Online Calculation Tool for Thermowell Installations

Back in 1974, the ASME (founded as the American Society of Mechanical Engineers) published a performance technology standard for thermowell calculations as well as overall temperature measurement best practices, PTC 19.3. Based on decades of industry and research data, the updated PTC 19.3 TW-2010:

…incorporates the latest theory in the areas of natural frequency, Strouhal frequency, in-line resonance and stress evaluation.

The updated standard was a collaborative effort among instrumentation suppliers including Emerson, end users, engineering contractors, and academia. The intent was to update the aging standard, which was limited in scope and simplistic. The thermowell calculation portion of ASME PTC 19.3-1974 was 4 pages. By comparison, the new standard, released in July 2010, is over 40 pages due to the explanations of theory and the sheer complexity of the process.

To help with understanding the updated standard, Emerson’s Rosemount Temperature measurement team has put together a new video and thermowell calculations website. These highlight some of the changes and make a calculation tool available for preliminary thermowell design calculations.

In the video, Emerson’s Dirk Bauschke highlights three key differences in the new standard. It includes stem profiles not previously covered in the original standard. The natural frequency calculations have been updated to reflect real-world effects from thermowell installations. The ideal natural frequency is corrected for the effects of adding a temperature sensor and mounting style. These corrections lower the effective natural frequency. Correction factors for beam correction, fluid mass, sensor mass, and mounting compliance are also elements in the corrected natural frequency calculation.

The second key change is that the Strouhal number has gone from a constant 0.22 in the original standard to a variable number, a calculation across a range of flow conditions—such as laminar or turbulent flow. As the vortex shedding frequency, or Strouhal frequency, approaches the thermowell natural frequency, the tip displacement and stresses are greatly magnified and the thermowell can fail due to the large amount of energy it must absorb.

Thermowell Installation: Fluid Induced ForcesThe third change is that the updated standard considers inline oscillations in addition to transverse or perpendicular oscillations.

As the process ramps up, it will go through the inline oscillation frequency first.
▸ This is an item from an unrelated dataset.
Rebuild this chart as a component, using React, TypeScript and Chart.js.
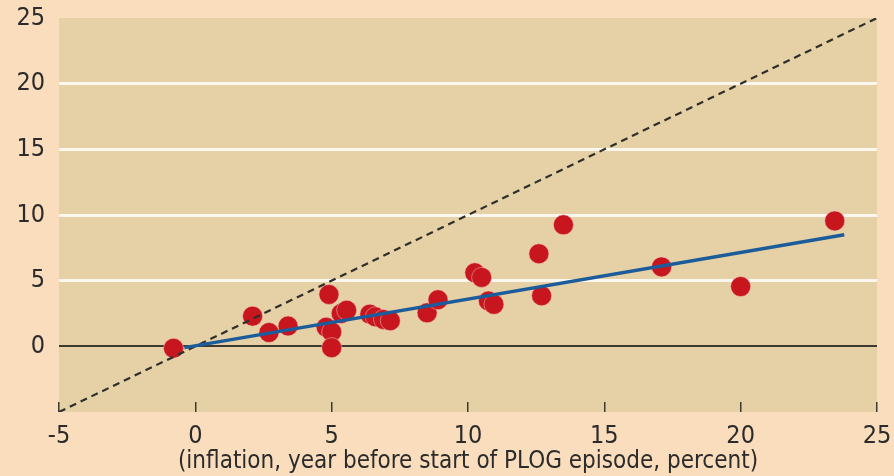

If the thermowell is impacted more by this inline vibration than the transverse vibration, it becomes the new limiting factor in the thermowell design.

The resonant frequency of the thermowell must be sufficiently high so that destructive oscillations are not excited by the fluid flow. If the design requires that the thermowell pass through the in-line resonance to get to the operating conditions, there is an additional fatigue check at resonance.

This updated standard applies to all new projects and retrofit projects where there is a change in the process conditions.

The online thermowell calculation can help with preliminary calculations and official documentation with the R21 report [example]. Also, this thermowell calculations whitepaper describes the updated standard and calculations in more detail.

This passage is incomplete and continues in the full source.